Collected data entries
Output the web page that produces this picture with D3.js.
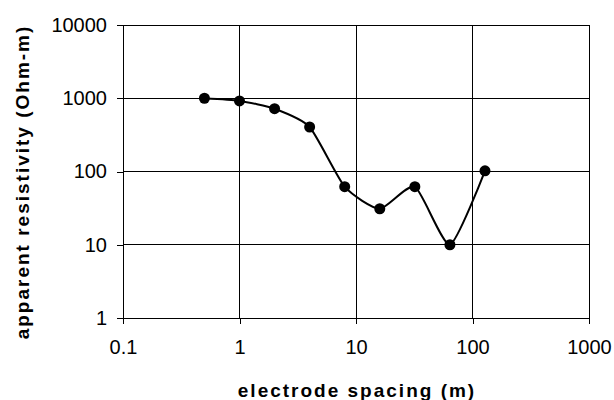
<!DOCTYPE html>
<html>
<head>
<meta charset="utf-8">
<script src="https://cdn.jsdelivr.net/npm/d3@7"></script>
<style>
 body { margin: 0; background: #fff; }
 text { font-family: "Liberation Sans", Arial, sans-serif; fill: #000; }
</style>
</head>
<body>
<div id="chart"></div>
<script>
// electrode spacing (m) and apparent resistivity (Ohm-m)
var spacing = [0.5, 1, 2, 4, 8, 16, 32, 64, 128];
var resistivity = [1000, 920, 720, 405, 62, 31, 62, 10, 102];
var xTicks = [0.1, 1, 10, 100, 1000];
var yTicks = [1, 10, 100, 1000, 10000];

var margin = {top: 25, right: 25, bottom: 82, left: 123},
    width = 614 - margin.left - margin.right,
    height = 400 - margin.top - margin.bottom;

var svg = d3.select("#chart")
  .append("svg")
  .attr("width", 614)
  .attr("height", 400)
  .append("g")
  .attr("transform", "translate(" + margin.left + "," + margin.top + ")");

var x = d3.scaleLog().domain([0.1, 1000]).range([0, width]);
var y = d3.scaleLog().domain([1, 10000]).range([height, 0]);

// gridlines
svg.append("g")
  .selectAll("line")
  .data(yTicks)
  .enter().append("line")
  .attr("x1", 0).attr("x2", width)
  .attr("y1", function(d) { return y(d); })
  .attr("y2", function(d) { return y(d); })
  .attr("stroke", "#000").attr("shape-rendering", "crispEdges");
svg.append("g")
  .selectAll("line")
  .data(xTicks)
  .enter().append("line")
  .attr("y1", 0).attr("y2", height)
  .attr("x1", function(d) { return x(d); })
  .attr("x2", function(d) { return x(d); })
  .attr("stroke", "#000").attr("shape-rendering", "crispEdges");

// axes
var xAxis = svg.append("g")
  .attr("transform", "translate(0," + height + ")")
  .call(d3.axisBottom(x).tickValues(xTicks).tickFormat(d3.format("~g")).tickSizeInner(6).tickSizeOuter(0).tickPadding(16));
var yAxis = svg.append("g")
  .call(d3.axisLeft(y).tickValues(yTicks).tickFormat(d3.format("~g")).tickSizeInner(6).tickSizeOuter(0).tickPadding(10));
[xAxis, yAxis].forEach(function(a) {
  a.select(".domain").attr("stroke", "#000").attr("shape-rendering", "crispEdges");
  a.selectAll(".tick line").attr("stroke", "#000").attr("shape-rendering", "crispEdges");
  a.selectAll("text").style("font-size", "20px").style("font-family", "Liberation Sans, Arial, sans-serif");
});

// smoothed line
var line = d3.line()
  .x(function(d, i) { return x(spacing[i]); })
  .y(function(d) { return y(d); })
  .curve(d3.curveCardinal.tension(0.4));
svg.append("path")
  .datum(resistivity)
  .attr("d", line)
  .attr("fill", "none")
  .attr("stroke", "#000")
  .attr("stroke-width", 2);

svg.selectAll("circle")
  .data(resistivity)
  .enter().append("circle")
  .attr("cx", function(d, i) { return x(spacing[i]); })
  .attr("cy", function(d) { return y(d); })
  .attr("r", 5.5)
  .attr("fill", "#000");

// titles
svg.append("text")
  .attr("x", width / 2 + 1)
  .attr("y", 372)
  .attr("text-anchor", "middle")
  .style("font-size", "19px")
  .style("font-weight", "bold")
  .style("letter-spacing", "2px")
  .text("electrode spacing (m)");

svg.append("text")
  .attr("transform", "translate(-94,157) rotate(-90)")
  .attr("text-anchor", "middle")
  .style("font-size", "19px")
  .style("font-weight", "bold")
  .style("letter-spacing", "2px")
  .text("apparent resistivity (Ohm-m)");
</script>
</body>
</html>
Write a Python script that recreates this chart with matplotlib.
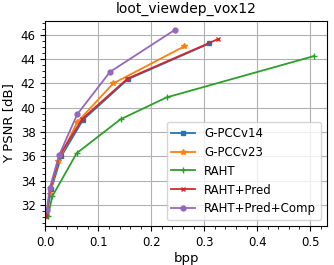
import matplotlib
matplotlib.use("Agg")
import matplotlib.pyplot as plt
from matplotlib.ticker import AutoMinorLocator

# rate (bpp) / Y PSNR (dB) per codec
gpcc14_bpp = [0.002, 0.011, 0.030, 0.071, 0.156, 0.310]
gpcc14_psnr = [31.1, 33.3, 36.0, 39.0, 42.35, 45.3]

gpcc23_bpp = [0.002, 0.008, 0.024, 0.060, 0.128, 0.262]
gpcc23_psnr = [31.1, 32.9, 35.6, 38.8, 42.0, 45.05]

raht_bpp = [0.005, 0.013, 0.059, 0.142, 0.229, 0.507]
raht_psnr = [31.1, 32.7, 36.25, 39.05, 40.85, 44.25]

pred_bpp = [0.002, 0.009, 0.027, 0.070, 0.155, 0.326]
pred_psnr = [31.1, 33.3, 36.1, 39.1, 42.4, 45.65]

comp_bpp = [0.003, 0.008, 0.026, 0.060, 0.122, 0.244]
comp_psnr = [31.6, 33.35, 36.1, 39.45, 42.95, 46.4]

plt.rcParams["font.size"] = 9.5
plt.rcParams["xtick.labelsize"] = 8.5
plt.rcParams["ytick.labelsize"] = 8.5
plt.rcParams["legend.fontsize"] = 8.5
plt.rcParams["axes.titlesize"] = 10
plt.rcParams["lines.linewidth"] = 1.3

fig, ax = plt.subplots(figsize=(3.34, 2.65), dpi=100)

ax.plot(gpcc14_bpp, gpcc14_psnr, marker="s", markersize=3.5, label="G-PCCv14")
ax.plot(gpcc23_bpp, gpcc23_psnr, marker="*", markersize=4, label="G-PCCv23")
ax.plot(raht_bpp, raht_psnr, marker="+", markersize=4, label="RAHT")
ax.plot(pred_bpp, pred_psnr, marker="x", markersize=3.5, label="RAHT+Pred")
ax.plot(comp_bpp, comp_psnr, marker="o", markersize=3.5, label="RAHT+Pred+Comp")

ax.set_title("loot_viewdep_vox12")
ax.set_xlabel("bpp", labelpad=2)
ax.set_ylabel("Y PSNR [dB]")
ax.set_xlim(0, 0.532)
ax.set_ylim(30.25, 47.15)
ax.set_yticks([32, 34, 36, 38, 40, 42, 44, 46])
ax.xaxis.set_minor_locator(AutoMinorLocator())
ax.yaxis.set_minor_locator(AutoMinorLocator())
ax.grid(True, which="major")
ax.legend(loc="lower right")

fig.subplots_adjust(left=0.136, right=0.979, top=0.921, bottom=0.147)
fig.savefig("out.png", dpi=100)
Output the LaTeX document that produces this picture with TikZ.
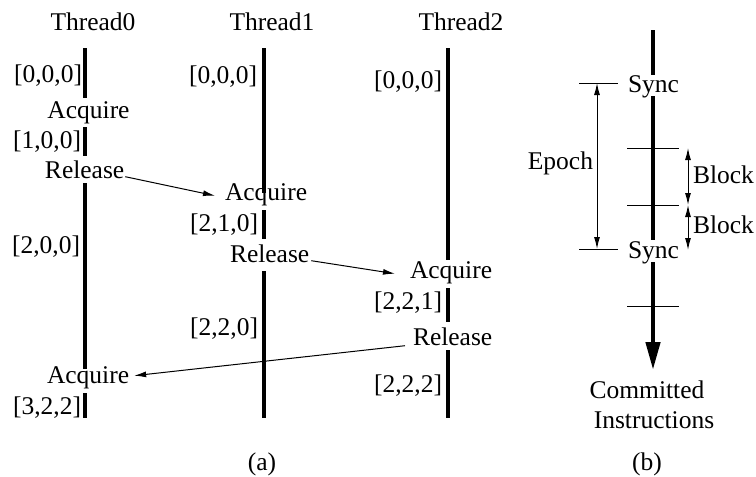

- [PROBLEM DESCRIPTION]:
Restate only the lines running from the start of the material above through the line containing "var y = d3.scaleLog().domain([1, 10000]).range([height, 0]);", ends included. No pictures.

- [IN RESPONSE]:
Output the web page that produces this picture with D3.js.
<!DOCTYPE html>
<html>
<head>
<meta charset="utf-8">
<script src="https://cdn.jsdelivr.net/npm/d3@7"></script>
<style>
 body { margin: 0; background: #fff; }
 text { font-family: "Liberation Sans", Arial, sans-serif; fill: #000; }
</style>
</head>
<body>
<div id="chart"></div>
<script>
// electrode spacing (m) and apparent resistivity (Ohm-m)
var spacing = [0.5, 1, 2, 4, 8, 16, 32, 64, 128];
var resistivity = [1000, 920, 720, 405, 62, 31, 62, 10, 102];
var xTicks = [0.1, 1, 10, 100, 1000];
var yTicks = [1, 10, 100, 1000, 10000];

var margin = {top: 25, right: 25, bottom: 82, left: 123},
    width = 614 - margin.left - margin.right,
    height = 400 - margin.top - margin.bottom;

var svg = d3.select("#chart")
  .append("svg")
  .attr("width", 614)
  .attr("height", 400)
  .append("g")
  .attr("transform", "translate(" + margin.left + "," + margin.top + ")");

var x = d3.scaleLog().domain([0.1, 1000]).range([0, width]);
var y = d3.scaleLog().domain([1, 10000]).range([height, 0]);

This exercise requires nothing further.